A confusing difference on resNet architecture between caffe prototxt and pytorch

I noticed that there exists a difference on resNet architecture between caffe and pytorch. It’s about downsample operation:
in pytorch, downsample is executed at the end of each Bottleneck (if needed) as blow:

class Bottleneck(nn.Module):
expansion = 4

def __init__(self, inplanes, planes, stride=1, downsample=None):
    super(Bottleneck, self).__init__()
    self.conv1 = nn.Conv2d(inplanes, planes, kernel_size=1, bias=False)
    self.bn1 = nn.BatchNorm2d(planes)
    self.conv2 = nn.Conv2d(planes, planes, kernel_size=3, stride=stride,
                           padding=1, bias=False)
    self.bn2 = nn.BatchNorm2d(planes)
    self.conv3 = nn.Conv2d(planes, planes * 4, kernel_size=1, bias=False)
    self.bn3 = nn.BatchNorm2d(planes * 4)
    self.relu = nn.ReLU(inplace=True)
    self.downsample = downsample
    self.stride = stride
def forward(self, x):
    residual = x
    out = self.conv1(x)
    out = self.bn1(out)
    out = self.relu(out)
    out = self.conv2(out)
    out = self.bn2(out)
    out = self.relu(out)
    out = self.conv3(out)
    out = self.bn3(out)
    if self.downsample is not None:
        residual = self.downsample(x)
    out += residual
    out = self.relu(out)
    return out

But in caffe prototxt, the position of downsample is at the top of each Botteleneck.

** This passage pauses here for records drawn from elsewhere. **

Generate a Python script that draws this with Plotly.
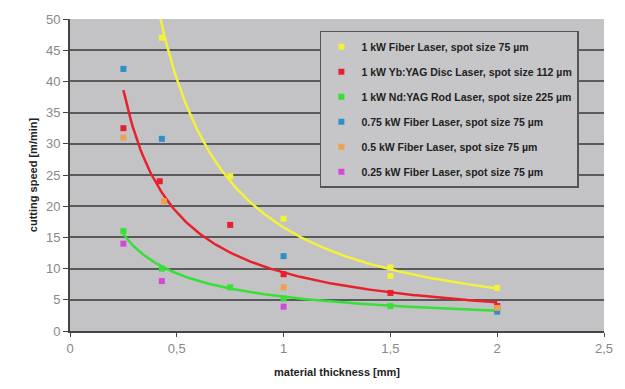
import numpy as np
import plotly.graph_objects as go

# ---- data ----
series_names = [
    "1 kW Fiber Laser, spot size 75 µm",
    "1 kW Yb:YAG Disc Laser, spot size 112 µm",
    "1 kW Nd:YAG Rod Laser, spot size 225 µm",
    "0.75 kW Fiber Laser, spot size 75 µm",
    "0.5 kW Fiber Laser, spot size 75 µm",
    "0.25 kW Fiber Laser, spot size 75 µm",
]
colors = ["#f2f23a", "#e8202c", "#36e036", "#2f8fc8", "#f0a050", "#d848d8"]

fiber1_x = [0.43, 0.75, 1.0, 1.5, 1.5, 2.0]
fiber1_y = [47.0, 24.8, 18.0, 10.2, 8.8, 6.9]
disc_x = [0.25, 0.42, 0.75, 1.0, 1.5, 2.0]
disc_y = [32.5, 24.0, 17.0, 9.1, 6.1, 4.0]
rod_x = [0.25, 0.43, 0.75, 1.0, 1.5, 2.0]
rod_y = [16.0, 10.0, 7.0, 5.2, 4.0, 3.4]
fiber075_x = [0.25, 0.43, 1.0, 2.0]
fiber075_y = [42.0, 30.8, 12.0, 3.1]
fiber05_x = [0.25, 0.44, 1.0, 2.0]
fiber05_y = [31.0, 20.8, 7.0, 3.7]
fiber025_x = [0.25, 0.43, 1.0]
fiber025_y = [14.0, 8.0, 3.9]

xs = [fiber1_x, disc_x, rod_x, fiber075_x, fiber05_x, fiber025_x]
ys = [fiber1_y, disc_y, rod_y, fiber075_y, fiber05_y, fiber025_y]
trend_series = [0, 1, 2]  # power-law trendlines drawn for the 1 kW lasers
trend_start = [0.40, 0.25, 0.25]

fig = go.Figure()

# power trendlines (fitted in log-log space, like a spreadsheet power trendline)
for i, x0 in zip(trend_series, trend_start):
    lx = np.log(np.array(xs[i]))
    ly = np.log(np.array(ys[i]))
    b, lna = np.polyfit(lx, ly, 1)
    tx = np.linspace(x0, max(xs[i]), 200)
    ty = np.exp(lna) * tx ** b
    fig.add_trace(go.Scatter(x=tx, y=ty, mode="lines",
                             line=dict(color=colors[i], width=2.5),
                             showlegend=False, hoverinfo="skip"))

for i in range(len(series_names)):
    fig.add_trace(go.Scatter(x=xs[i], y=ys[i], mode="markers", name=series_names[i],
                             legendgroup="g%d" % i,
                             marker=dict(color=colors[i], size=6, symbol="square",
                                         line=dict(width=0))))

grid = "#5a5a5a"
fig.update_layout(
    width=625, height=389,
    margin=dict(l=70, r=15, t=15, b=55),
    paper_bgcolor="white",
    plot_bgcolor="#c3c3c5",
    separators=", ",
    font=dict(family="Arial, Liberation Sans, sans-serif", color="#333"),
    showlegend=True,
    legend=dict(x=0.468, y=0.962, xanchor="left", yanchor="top",
                bgcolor="#c6c6c8", bordercolor="#555", borderwidth=1.5,
                font=dict(size=10.5, color="#222", weight="bold"),
                tracegroupgap=6, itemwidth=30),
    xaxis=dict(range=[0, 2.5], dtick=0.5, tick0=0, showgrid=False,
               showline=True, linecolor="#444", linewidth=2,
               ticks="outside", ticklen=4, tickcolor="#444",
               tickfont=dict(size=13, color="#888"), zeroline=False,
               title=dict(text="<b>material thickness [mm]</b>",
                          font=dict(size=11, color="#222"), standoff=14)),
    yaxis=dict(range=[0, 50], dtick=5, tick0=0, showgrid=True,
               gridcolor=grid, gridwidth=2,
               showline=True, linecolor="#444", linewidth=2,
               ticks="outside", ticklen=5, tickcolor="#444",
               tickfont=dict(size=13, color="#888"), zeroline=False,
               title=dict(text="<b>cutting speed [m/min]</b>",
                          font=dict(size=11, color="#222"), standoff=6)),
)

fig.write_html("out.html")
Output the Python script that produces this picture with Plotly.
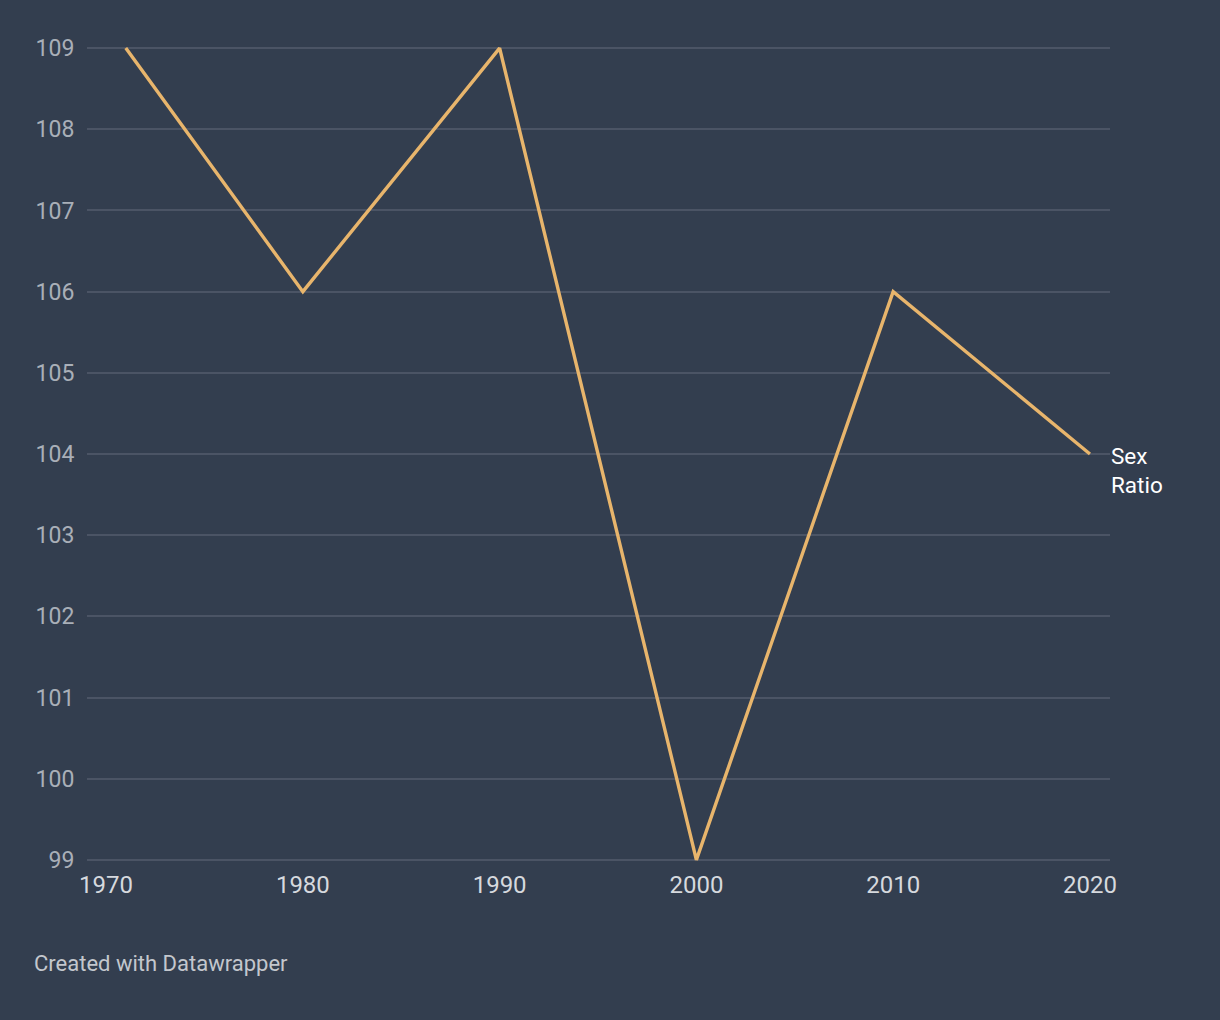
import plotly.graph_objects as go

# ── Data ──────────────────────────────────────────────────────────────────────
YEARS = [1971, 1980, 1990, 2000, 2010, 2020]
SEX_RATIO = [109, 106, 109, 99, 106, 104]
X_TICKS = [1970, 1980, 1990, 2000, 2010, 2020]
Y_TICKS = list(range(99, 110))

# ── Colours ───────────────────────────────────────────────────────────────────
BG = "#333e4f"
LINE = "#e8b56c"
GRID = "#4b5465"
Y_TEXT = "#a9afb8"
X_TEXT = "#d6d9de"
FONT = "Roboto"

fig = go.Figure()
fig.add_trace(go.Scatter(
    x=YEARS, y=SEX_RATIO,
    mode="lines", name="Sex Ratio",
    line=dict(color=LINE, width=3.4),
    hoverinfo="x+y",
))

fig.add_annotation(
    x=YEARS[-1], y=SEX_RATIO[-1],
    text="Sex<br>Ratio", showarrow=False,
    xanchor="left", yanchor="top", align="left",
    xshift=19, yshift=13,
    font=dict(family=FONT, size=22.5, color="#ffffff"),
)

fig.add_annotation(
    x=0, y=0, xref="paper", yref="paper",
    text="Created with Datawrapper", showarrow=False,
    xanchor="left", yanchor="middle",
    xshift=-55, yshift=-95,
    font=dict(family=FONT, size=22, color="#c3c7cd"),
)

fig.update_layout(
    width=1220, height=1020,
    paper_bgcolor=BG, plot_bgcolor=BG,
    showlegend=False,
    margin=dict(l=87, r=110, t=39.6, b=152.2),
    font=dict(family=FONT, size=24),
)
fig.update_xaxes(
    range=[1969.03, 2021.02],
    tickvals=X_TICKS,
    showgrid=False, zeroline=False, showline=False,
    tickfont=dict(family=FONT, size=24, color=X_TEXT),
    ticks="",
)
fig.update_yaxes(
    range=[98.9, 109.1],
    tickvals=Y_TICKS,
    showgrid=True, gridcolor=GRID, gridwidth=1.5,
    zeroline=False, showline=False,
    tickfont=dict(family=FONT, size=23, color=Y_TEXT),
    ticks="outside", ticklen=7, tickcolor="rgba(0,0,0,0)",
)

fig.write_html(
    "out.html",
    config={"displayModeBar": False},
    post_script="document.body.style.margin='0';document.body.style.background='" + BG + "';",
)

I am curious about the reason, and what will happen to this difference?

It’s the same in both cases - the downsizing is not at the top or bottom of the main “trunk” path, but rather in the parallel shortcut path.

In the caffe case it’s the res5a_branch1 convolution that’s doing the downsizing. In the PyTorch case note that it’s downsample(x), not downsample(out) - this is the parallel shortcut branch, not an operation being added after bn3(out).


Thanks for your reply! I do make a stupid mistake. XD